**PROMPT**
Your output is the lines from the first one to the one containing "C_TMAX = 35", repeated exactly, with images left out.

**SOURCE EXCERPT**
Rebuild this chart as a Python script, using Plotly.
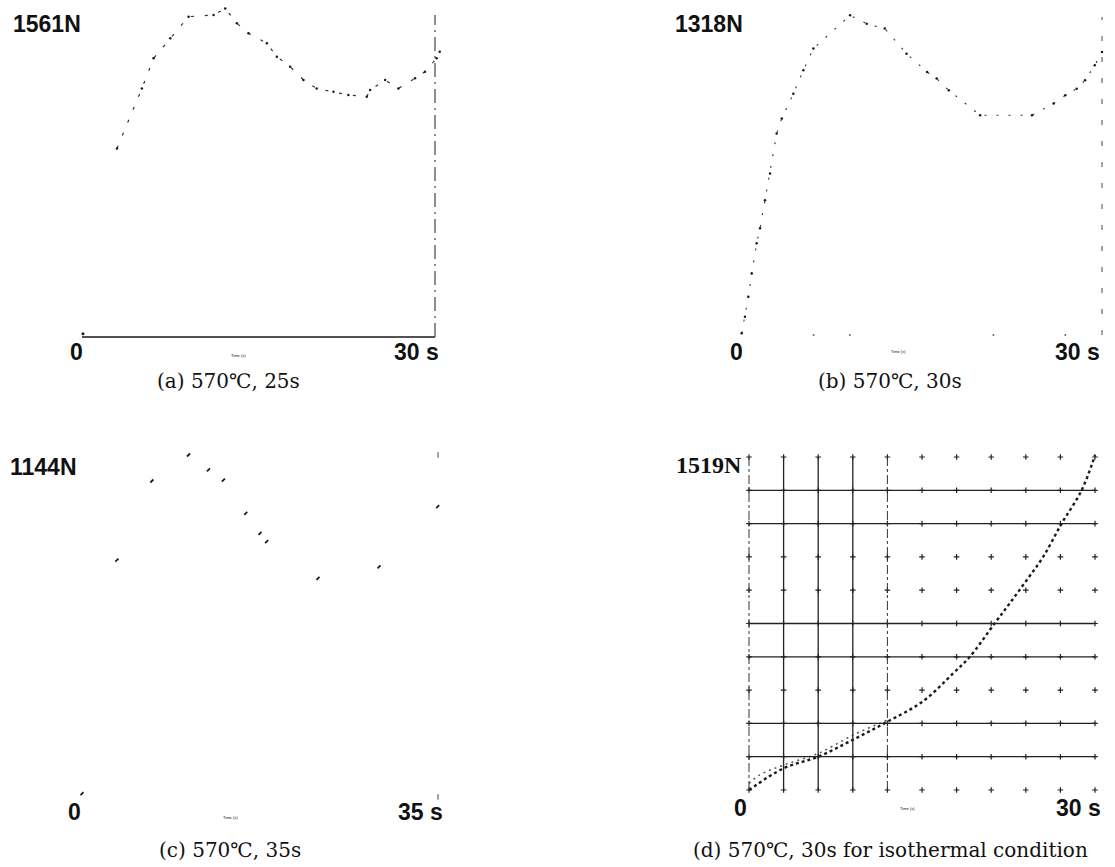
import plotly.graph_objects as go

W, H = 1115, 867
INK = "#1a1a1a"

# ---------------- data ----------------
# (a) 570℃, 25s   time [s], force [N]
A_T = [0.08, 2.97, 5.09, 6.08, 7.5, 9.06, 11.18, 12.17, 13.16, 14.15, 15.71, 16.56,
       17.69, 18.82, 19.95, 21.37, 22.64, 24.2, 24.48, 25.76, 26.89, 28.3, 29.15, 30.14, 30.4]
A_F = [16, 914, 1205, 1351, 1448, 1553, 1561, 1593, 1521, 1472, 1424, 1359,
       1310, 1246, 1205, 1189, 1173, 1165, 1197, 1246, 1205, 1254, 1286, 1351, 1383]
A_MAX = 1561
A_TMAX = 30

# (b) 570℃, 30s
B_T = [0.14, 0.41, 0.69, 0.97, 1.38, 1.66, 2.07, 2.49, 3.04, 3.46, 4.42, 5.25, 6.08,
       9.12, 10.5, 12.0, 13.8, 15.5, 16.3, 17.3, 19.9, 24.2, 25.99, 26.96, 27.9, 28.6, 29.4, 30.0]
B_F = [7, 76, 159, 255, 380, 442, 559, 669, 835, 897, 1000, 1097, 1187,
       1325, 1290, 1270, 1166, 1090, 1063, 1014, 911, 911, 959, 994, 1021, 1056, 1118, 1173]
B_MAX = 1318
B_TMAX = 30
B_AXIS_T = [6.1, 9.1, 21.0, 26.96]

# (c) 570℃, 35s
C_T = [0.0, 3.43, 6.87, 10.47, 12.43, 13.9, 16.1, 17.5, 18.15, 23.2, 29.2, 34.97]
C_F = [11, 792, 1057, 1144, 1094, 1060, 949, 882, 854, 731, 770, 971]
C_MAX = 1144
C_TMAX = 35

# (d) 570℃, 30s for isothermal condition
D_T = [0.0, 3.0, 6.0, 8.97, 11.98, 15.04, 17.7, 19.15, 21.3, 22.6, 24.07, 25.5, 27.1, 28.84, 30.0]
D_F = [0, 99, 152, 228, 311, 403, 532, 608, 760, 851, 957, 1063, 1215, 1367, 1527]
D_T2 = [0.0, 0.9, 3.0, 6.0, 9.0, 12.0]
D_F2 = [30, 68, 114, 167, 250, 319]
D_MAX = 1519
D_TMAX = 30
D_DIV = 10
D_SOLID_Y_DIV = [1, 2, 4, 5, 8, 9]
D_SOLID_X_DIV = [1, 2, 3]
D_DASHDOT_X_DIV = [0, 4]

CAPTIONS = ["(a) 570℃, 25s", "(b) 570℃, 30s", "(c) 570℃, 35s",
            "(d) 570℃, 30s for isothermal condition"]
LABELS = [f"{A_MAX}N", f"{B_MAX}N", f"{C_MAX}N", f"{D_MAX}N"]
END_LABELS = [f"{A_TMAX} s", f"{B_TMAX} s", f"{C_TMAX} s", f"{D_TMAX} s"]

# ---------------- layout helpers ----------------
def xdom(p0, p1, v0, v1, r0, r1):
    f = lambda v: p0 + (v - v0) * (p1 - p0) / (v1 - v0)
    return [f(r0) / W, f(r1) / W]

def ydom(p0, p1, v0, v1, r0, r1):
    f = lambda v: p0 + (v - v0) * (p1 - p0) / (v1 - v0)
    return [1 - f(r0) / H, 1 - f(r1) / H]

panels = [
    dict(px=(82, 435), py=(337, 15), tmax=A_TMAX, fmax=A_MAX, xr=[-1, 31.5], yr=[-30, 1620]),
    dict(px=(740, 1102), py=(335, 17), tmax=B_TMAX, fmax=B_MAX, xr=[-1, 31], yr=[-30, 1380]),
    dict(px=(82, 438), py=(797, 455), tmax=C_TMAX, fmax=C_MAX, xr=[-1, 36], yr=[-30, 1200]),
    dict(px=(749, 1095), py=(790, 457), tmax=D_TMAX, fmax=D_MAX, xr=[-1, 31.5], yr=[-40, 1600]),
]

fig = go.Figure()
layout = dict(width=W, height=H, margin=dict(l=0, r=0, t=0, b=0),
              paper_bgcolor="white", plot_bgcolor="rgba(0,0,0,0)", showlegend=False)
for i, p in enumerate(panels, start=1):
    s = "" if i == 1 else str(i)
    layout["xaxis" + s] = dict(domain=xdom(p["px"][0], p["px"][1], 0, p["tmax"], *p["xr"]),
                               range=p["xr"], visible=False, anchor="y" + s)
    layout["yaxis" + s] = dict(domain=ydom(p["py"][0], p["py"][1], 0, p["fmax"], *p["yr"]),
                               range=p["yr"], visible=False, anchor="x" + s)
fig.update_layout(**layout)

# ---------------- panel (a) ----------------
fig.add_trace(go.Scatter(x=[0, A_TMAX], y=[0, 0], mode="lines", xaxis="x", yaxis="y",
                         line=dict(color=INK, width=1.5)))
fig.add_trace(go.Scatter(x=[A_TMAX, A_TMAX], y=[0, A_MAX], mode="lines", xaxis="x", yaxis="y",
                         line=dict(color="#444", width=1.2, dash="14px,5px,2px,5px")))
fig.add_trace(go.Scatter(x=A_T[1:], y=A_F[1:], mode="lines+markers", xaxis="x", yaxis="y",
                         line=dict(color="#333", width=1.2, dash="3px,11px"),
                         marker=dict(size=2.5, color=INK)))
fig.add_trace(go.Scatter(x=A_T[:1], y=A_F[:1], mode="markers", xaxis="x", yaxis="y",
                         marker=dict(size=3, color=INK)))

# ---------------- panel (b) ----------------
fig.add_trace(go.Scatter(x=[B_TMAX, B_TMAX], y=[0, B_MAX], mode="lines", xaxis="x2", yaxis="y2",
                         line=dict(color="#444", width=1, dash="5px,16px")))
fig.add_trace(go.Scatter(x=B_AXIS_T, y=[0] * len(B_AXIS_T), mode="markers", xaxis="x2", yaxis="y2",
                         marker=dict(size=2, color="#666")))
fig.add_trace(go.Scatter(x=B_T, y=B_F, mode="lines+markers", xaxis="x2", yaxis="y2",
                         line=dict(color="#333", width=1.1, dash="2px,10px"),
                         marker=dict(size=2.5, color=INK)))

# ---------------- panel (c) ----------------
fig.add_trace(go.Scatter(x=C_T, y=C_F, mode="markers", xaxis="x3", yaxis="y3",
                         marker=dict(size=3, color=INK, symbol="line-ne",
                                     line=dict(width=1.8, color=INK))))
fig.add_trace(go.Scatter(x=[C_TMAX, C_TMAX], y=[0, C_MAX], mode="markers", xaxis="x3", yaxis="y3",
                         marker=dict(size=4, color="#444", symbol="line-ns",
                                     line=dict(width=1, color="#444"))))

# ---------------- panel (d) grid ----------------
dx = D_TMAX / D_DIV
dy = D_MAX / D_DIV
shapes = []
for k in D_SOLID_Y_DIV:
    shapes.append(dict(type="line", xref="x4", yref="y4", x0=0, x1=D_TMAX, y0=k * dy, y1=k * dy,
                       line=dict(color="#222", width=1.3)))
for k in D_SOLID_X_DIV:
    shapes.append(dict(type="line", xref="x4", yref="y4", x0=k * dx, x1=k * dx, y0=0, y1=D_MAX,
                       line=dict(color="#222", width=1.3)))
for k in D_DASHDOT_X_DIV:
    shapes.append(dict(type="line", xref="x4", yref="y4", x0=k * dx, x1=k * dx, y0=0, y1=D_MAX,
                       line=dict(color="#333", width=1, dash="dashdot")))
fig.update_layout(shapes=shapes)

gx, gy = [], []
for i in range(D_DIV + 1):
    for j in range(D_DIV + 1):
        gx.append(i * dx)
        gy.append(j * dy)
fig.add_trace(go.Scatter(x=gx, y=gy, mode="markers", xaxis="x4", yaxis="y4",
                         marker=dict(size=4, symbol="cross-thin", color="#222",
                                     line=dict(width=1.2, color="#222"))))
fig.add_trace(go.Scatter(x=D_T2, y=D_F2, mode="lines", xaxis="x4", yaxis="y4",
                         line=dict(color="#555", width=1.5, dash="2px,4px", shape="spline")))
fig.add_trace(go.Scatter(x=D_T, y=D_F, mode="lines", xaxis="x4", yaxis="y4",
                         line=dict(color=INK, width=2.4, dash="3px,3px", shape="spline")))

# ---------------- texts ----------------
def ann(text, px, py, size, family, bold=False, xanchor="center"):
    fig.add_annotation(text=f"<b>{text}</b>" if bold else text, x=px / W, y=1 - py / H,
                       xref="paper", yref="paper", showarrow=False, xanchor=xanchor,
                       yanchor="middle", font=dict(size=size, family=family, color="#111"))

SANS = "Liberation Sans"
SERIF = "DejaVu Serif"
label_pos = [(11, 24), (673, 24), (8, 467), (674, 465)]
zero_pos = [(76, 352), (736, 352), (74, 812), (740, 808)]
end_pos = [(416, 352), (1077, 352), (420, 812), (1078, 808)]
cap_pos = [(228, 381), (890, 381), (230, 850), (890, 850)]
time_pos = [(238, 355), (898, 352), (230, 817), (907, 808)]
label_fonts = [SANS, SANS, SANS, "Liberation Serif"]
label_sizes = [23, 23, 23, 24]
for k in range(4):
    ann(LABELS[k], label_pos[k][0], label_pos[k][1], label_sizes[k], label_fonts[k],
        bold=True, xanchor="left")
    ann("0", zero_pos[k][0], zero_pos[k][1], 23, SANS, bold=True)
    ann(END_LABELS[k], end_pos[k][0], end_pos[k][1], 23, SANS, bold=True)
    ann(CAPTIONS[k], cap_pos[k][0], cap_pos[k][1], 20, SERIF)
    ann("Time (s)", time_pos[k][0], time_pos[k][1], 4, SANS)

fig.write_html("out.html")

**RIGHT ANSWER**
Rebuild this chart as a Python script, using Plotly.
import plotly.graph_objects as go

W, H = 1115, 867
INK = "#1a1a1a"

# ---------------- data ----------------
# (a) 570℃, 25s   time [s], force [N]
A_T = [0.08, 2.97, 5.09, 6.08, 7.5, 9.06, 11.18, 12.17, 13.16, 14.15, 15.71, 16.56,
       17.69, 18.82, 19.95, 21.37, 22.64, 24.2, 24.48, 25.76, 26.89, 28.3, 29.15, 30.14, 30.4]
A_F = [16, 914, 1205, 1351, 1448, 1553, 1561, 1593, 1521, 1472, 1424, 1359,
       1310, 1246, 1205, 1189, 1173, 1165, 1197, 1246, 1205, 1254, 1286, 1351, 1383]
A_MAX = 1561
A_TMAX = 30

# (b) 570℃, 30s
B_T = [0.14, 0.41, 0.69, 0.97, 1.38, 1.66, 2.07, 2.49, 3.04, 3.46, 4.42, 5.25, 6.08,
       9.12, 10.5, 12.0, 13.8, 15.5, 16.3, 17.3, 19.9, 24.2, 25.99, 26.96, 27.9, 28.6, 29.4, 30.0]
B_F = [7, 76, 159, 255, 380, 442, 559, 669, 835, 897, 1000, 1097, 1187,
       1325, 1290, 1270, 1166, 1090, 1063, 1014, 911, 911, 959, 994, 1021, 1056, 1118, 1173]
B_MAX = 1318
B_TMAX = 30
B_AXIS_T = [6.1, 9.1, 21.0, 26.96]

# (c) 570℃, 35s
C_T = [0.0, 3.43, 6.87, 10.47, 12.43, 13.9, 16.1, 17.5, 18.15, 23.2, 29.2, 34.97]
C_F = [11, 792, 1057, 1144, 1094, 1060, 949, 882, 854, 731, 770, 971]
C_MAX = 1144
C_TMAX = 35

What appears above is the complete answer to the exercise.